I believe in Christianity as I believe that the sun has risen: not only because I see it, but because by it I see everything else.
C. S. Lewis

Saturday, December 18, 2010

"If you can't remember a better time, you can have mine, little one."

As I get older and don't get to see my friends as often I tend to understand what I've been told by so many that time really does fly and making the most of right now really does matter most.

My husband and I got to see some old college buddies this weekend and it was really nice to kind of feel young again. I know, I know, it's sounds silly, because I'm not all that old, but I'm much older now than I used to be. I'm not a college kid anymore. I'm not a newlywed. I'm a wife, mother, former teacher, and friend.

Boy do we take on many roles in our life. If I were to name all the ones I hold/have held I'd be here all night. As I sit here reminiscing on things gone by I can't help but think about how all our lives are so much different now. We went to a wedding of yet another one of our friends' this evening and it was lovely. As our little group sat around the table at the reception I couldn't help but notice that most of us were married now and have a kid or want one soon. Seemed like just yesterday we were staying up at all hours playing games or just talking all over at one of our apartments. Good times, when we all lived either in walking distance of one another or just a short ride away. I miss that. Being able to hang out practically whenever we wanted. People always feeling welcomed to just come on in and hang out. Tons of people over and having a great time just....being.

Sometimes I long for those times of simplicity again.

I love my family and just love my life so much. Our little bean just makes us laugh and continues to amaze us daily. I can't believe how fast she's growing and developing. She will probably be crawling in about a week or so I'm sure. I've really got to finish the baby proofing that's for sure.

I feel as if I'm rambling here. Maybe I am, but I just needed to vent a little. After all, isn't that what a blog is for?

I think major holidays tend to provoke introspection in most people, and that's ok. I find myself beginning to wonder, "Is this how my parents' felt?
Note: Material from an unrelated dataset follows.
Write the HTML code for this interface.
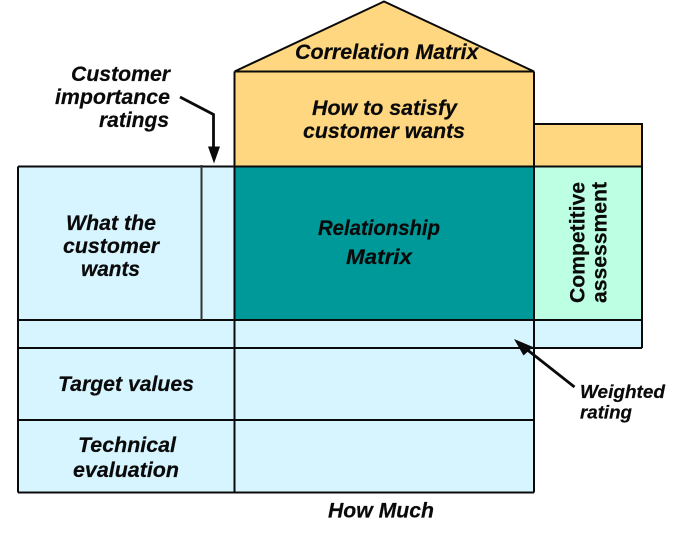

Did they go through this?" My outlook on things seem so much different now. Despite all the craziness and the longing for old days, I am incredibly blessed and am so thankful for everything God has given me. Why He's blessed me so much, I'll never know, but I will be forever grateful. I still have tons of dreams and goals for the future and look forward to all the things to come. I pray that God will give me strength to make the best decisions and be the kind of person He needs me to be.

Sorry for the ranting tonight guys. I hope it made some sense. Have a lovely evening, and if I don't write before then, have a wonderful Christmas.